Work instructions:
Output all the data exactly. Pictures do not belong in the copy.

Collected material:
★ ★ ★

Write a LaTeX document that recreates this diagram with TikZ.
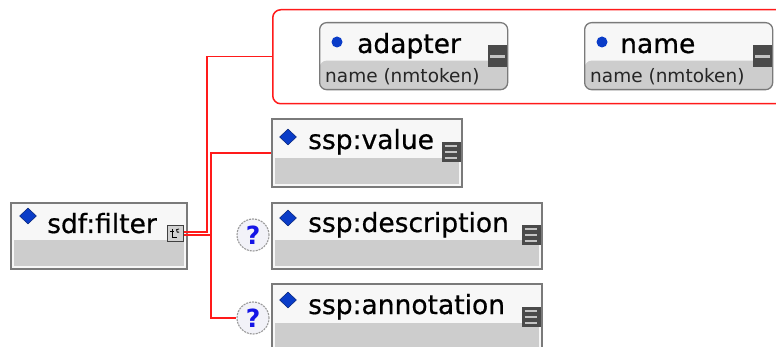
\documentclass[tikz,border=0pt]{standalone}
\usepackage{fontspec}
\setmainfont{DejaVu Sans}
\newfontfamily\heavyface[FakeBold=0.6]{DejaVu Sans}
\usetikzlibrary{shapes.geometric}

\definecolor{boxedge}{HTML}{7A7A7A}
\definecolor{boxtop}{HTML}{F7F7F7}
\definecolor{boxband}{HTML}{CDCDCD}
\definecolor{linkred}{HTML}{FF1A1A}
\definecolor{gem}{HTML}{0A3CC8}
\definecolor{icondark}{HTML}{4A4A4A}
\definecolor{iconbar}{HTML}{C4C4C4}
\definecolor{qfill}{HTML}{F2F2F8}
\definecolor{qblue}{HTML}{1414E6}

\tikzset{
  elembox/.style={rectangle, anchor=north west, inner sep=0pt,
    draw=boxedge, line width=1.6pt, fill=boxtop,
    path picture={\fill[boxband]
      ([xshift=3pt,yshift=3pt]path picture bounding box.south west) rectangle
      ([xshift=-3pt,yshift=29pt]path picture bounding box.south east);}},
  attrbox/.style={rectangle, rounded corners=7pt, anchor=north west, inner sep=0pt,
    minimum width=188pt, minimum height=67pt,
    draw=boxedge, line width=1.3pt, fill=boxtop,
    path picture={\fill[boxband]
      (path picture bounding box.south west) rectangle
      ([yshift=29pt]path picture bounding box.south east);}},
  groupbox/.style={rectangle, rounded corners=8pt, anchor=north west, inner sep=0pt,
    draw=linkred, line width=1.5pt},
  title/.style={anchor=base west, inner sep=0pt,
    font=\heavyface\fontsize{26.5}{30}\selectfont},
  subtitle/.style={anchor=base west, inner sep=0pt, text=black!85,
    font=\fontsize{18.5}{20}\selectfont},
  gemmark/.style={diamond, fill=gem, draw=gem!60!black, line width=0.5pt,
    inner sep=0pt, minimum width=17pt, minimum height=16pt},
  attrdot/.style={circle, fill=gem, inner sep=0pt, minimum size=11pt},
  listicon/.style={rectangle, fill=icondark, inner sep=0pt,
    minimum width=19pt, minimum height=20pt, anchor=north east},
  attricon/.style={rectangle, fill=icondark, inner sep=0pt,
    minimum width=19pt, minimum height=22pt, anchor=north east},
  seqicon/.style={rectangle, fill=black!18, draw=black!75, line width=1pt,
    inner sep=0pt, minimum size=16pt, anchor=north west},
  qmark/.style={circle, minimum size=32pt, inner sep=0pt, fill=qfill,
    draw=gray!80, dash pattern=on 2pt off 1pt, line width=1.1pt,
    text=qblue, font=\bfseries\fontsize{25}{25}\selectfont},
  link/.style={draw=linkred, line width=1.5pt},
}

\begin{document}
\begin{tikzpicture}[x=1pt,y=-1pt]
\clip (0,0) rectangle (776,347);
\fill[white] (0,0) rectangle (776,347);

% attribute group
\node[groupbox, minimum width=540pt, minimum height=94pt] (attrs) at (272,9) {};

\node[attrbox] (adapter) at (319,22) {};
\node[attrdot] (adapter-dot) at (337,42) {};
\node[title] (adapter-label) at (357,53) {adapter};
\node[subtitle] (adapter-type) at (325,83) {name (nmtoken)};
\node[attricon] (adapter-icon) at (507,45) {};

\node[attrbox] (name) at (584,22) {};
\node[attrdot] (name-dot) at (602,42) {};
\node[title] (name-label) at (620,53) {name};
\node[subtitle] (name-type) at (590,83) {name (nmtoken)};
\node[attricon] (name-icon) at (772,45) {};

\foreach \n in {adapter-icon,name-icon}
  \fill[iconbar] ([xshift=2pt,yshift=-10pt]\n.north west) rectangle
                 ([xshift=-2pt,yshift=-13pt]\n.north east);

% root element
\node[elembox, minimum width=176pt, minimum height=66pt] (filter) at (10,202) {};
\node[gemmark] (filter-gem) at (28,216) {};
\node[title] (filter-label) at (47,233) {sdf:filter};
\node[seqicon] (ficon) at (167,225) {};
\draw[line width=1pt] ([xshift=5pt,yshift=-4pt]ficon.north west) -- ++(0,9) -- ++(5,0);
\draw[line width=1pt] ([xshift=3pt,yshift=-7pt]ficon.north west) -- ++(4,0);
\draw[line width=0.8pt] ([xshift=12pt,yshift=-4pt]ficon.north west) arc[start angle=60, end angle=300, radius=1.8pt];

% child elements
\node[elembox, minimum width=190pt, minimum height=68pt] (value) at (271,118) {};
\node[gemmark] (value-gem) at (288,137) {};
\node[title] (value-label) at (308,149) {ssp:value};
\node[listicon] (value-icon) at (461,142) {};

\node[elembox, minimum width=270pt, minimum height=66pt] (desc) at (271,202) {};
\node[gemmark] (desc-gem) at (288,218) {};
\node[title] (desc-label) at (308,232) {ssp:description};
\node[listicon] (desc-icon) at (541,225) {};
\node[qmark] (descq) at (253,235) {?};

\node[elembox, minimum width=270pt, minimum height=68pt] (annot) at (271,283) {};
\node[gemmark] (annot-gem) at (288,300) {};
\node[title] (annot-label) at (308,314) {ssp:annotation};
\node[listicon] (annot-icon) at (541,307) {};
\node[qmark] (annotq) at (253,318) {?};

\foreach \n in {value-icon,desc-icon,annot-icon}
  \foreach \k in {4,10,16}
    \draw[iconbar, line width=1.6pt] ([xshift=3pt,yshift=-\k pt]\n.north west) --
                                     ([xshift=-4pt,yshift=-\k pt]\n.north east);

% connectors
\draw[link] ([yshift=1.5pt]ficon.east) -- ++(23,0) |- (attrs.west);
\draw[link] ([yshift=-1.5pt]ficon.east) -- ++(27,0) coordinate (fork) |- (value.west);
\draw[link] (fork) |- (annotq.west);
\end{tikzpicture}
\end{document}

★ ★ ★

Task result:
Write a LaTeX document that recreates this diagram with TikZ.
\documentclass[tikz,border=0pt]{standalone}
\usepackage{fontspec}
\setmainfont{DejaVu Sans}
\newfontfamily\heavyface[FakeBold=0.6]{DejaVu Sans}
\usetikzlibrary{shapes.geometric}

\definecolor{boxedge}{HTML}{7A7A7A}
\definecolor{boxtop}{HTML}{F7F7F7}
\definecolor{boxband}{HTML}{CDCDCD}
\definecolor{linkred}{HTML}{FF1A1A}
\definecolor{gem}{HTML}{0A3CC8}
\definecolor{icondark}{HTML}{4A4A4A}
\definecolor{iconbar}{HTML}{C4C4C4}
\definecolor{qfill}{HTML}{F2F2F8}
\definecolor{qblue}{HTML}{1414E6}

\tikzset{
  elembox/.style={rectangle, anchor=north west, inner sep=0pt,
    draw=boxedge, line width=1.6pt, fill=boxtop,
    path picture={\fill[boxband]
      ([xshift=3pt,yshift=3pt]path picture bounding box.south west) rectangle
      ([xshift=-3pt,yshift=29pt]path picture bounding box.south east);}},
  attrbox/.style={rectangle, rounded corners=7pt, anchor=north west, inner sep=0pt,
    minimum width=188pt, minimum height=67pt,
    draw=boxedge, line width=1.3pt, fill=boxtop,
    path picture={\fill[boxband]
      (path picture bounding box.south west) rectangle
      ([yshift=29pt]path picture bounding box.south east);}},
  groupbox/.style={rectangle, rounded corners=8pt, anchor=north west, inner sep=0pt,
    draw=linkred, line width=1.5pt},
  title/.style={anchor=base west, inner sep=0pt,
    font=\heavyface\fontsize{26.5}{30}\selectfont},
  subtitle/.style={anchor=base west, inner sep=0pt, text=black!85,
    font=\fontsize{18.5}{20}\selectfont},
  gemmark/.style={diamond, fill=gem, draw=gem!60!black, line width=0.5pt,
    inner sep=0pt, minimum width=17pt, minimum height=16pt},
  attrdot/.style={circle, fill=gem, inner sep=0pt, minimum size=11pt},
  listicon/.style={rectangle, fill=icondark, inner sep=0pt,
    minimum width=19pt, minimum height=20pt, anchor=north east},
  attricon/.style={rectangle, fill=icondark, inner sep=0pt,
    minimum width=19pt, minimum height=22pt, anchor=north east},
  seqicon/.style={rectangle, fill=black!18, draw=black!75, line width=1pt,
    inner sep=0pt, minimum size=16pt, anchor=north west},
  qmark/.style={circle, minimum size=32pt, inner sep=0pt, fill=qfill,
    draw=gray!80, dash pattern=on 2pt off 1pt, line width=1.1pt,
    text=qblue, font=\bfseries\fontsize{25}{25}\selectfont},
  link/.style={draw=linkred, line width=1.5pt},
}

\begin{document}
\begin{tikzpicture}[x=1pt,y=-1pt]
\clip (0,0) rectangle (776,347);
\fill[white] (0,0) rectangle (776,347);

% attribute group
\node[groupbox, minimum width=540pt, minimum height=94pt] (attrs) at (272,9) {};

\node[attrbox] (adapter) at (319,22) {};
\node[attrdot] (adapter-dot) at (337,42) {};
\node[title] (adapter-label) at (357,53) {adapter};
\node[subtitle] (adapter-type) at (325,83) {name (nmtoken)};
\node[attricon] (adapter-icon) at (507,45) {};

\node[attrbox] (name) at (584,22) {};
\node[attrdot] (name-dot) at (602,42) {};
\node[title] (name-label) at (620,53) {name};
\node[subtitle] (name-type) at (590,83) {name (nmtoken)};
\node[attricon] (name-icon) at (772,45) {};

\foreach \n in {adapter-icon,name-icon}
  \fill[iconbar] ([xshift=2pt,yshift=-10pt]\n.north west) rectangle
                 ([xshift=-2pt,yshift=-13pt]\n.north east);

% root element
\node[elembox, minimum width=176pt, minimum height=66pt] (filter) at (10,202) {};
\node[gemmark] (filter-gem) at (28,216) {};
\node[title] (filter-label) at (47,233) {sdf:filter};
\node[seqicon] (ficon) at (167,225) {};
\draw[line width=1pt] ([xshift=5pt,yshift=-4pt]ficon.north west) -- ++(0,9) -- ++(5,0);
\draw[line width=1pt] ([xshift=3pt,yshift=-7pt]ficon.north west) -- ++(4,0);
\draw[line width=0.8pt] ([xshift=12pt,yshift=-4pt]ficon.north west) arc[start angle=60, end angle=300, radius=1.8pt];

% child elements
\node[elembox, minimum width=190pt, minimum height=68pt] (value) at (271,118) {};
\node[gemmark] (value-gem) at (288,137) {};
\node[title] (value-label) at (308,149) {ssp:value};
\node[listicon] (value-icon) at (461,142) {};

\node[elembox, minimum width=270pt, minimum height=66pt] (desc) at (271,202) {};
\node[gemmark] (desc-gem) at (288,218) {};
\node[title] (desc-label) at (308,232) {ssp:description};
\node[listicon] (desc-icon) at (541,225) {};
\node[qmark] (descq) at (253,235) {?};

\node[elembox, minimum width=270pt, minimum height=68pt] (annot) at (271,283) {};
\node[gemmark] (annot-gem) at (288,300) {};
\node[title] (annot-label) at (308,314) {ssp:annotation};
\node[listicon] (annot-icon) at (541,307) {};
\node[qmark] (annotq) at (253,318) {?};

\foreach \n in {value-icon,desc-icon,annot-icon}
  \foreach \k in {4,10,16}
    \draw[iconbar, line width=1.6pt] ([xshift=3pt,yshift=-\k pt]\n.north west) --
                                     ([xshift=-4pt,yshift=-\k pt]\n.north east);

% connectors
\draw[link] ([yshift=1.5pt]ficon.east) -- ++(23,0) |- (attrs.west);
\draw[link] ([yshift=-1.5pt]ficon.east) -- ++(27,0) coordinate (fork) |- (value.west);
\draw[link] (fork) |- (annotq.west);
\end{tikzpicture}
\end{document}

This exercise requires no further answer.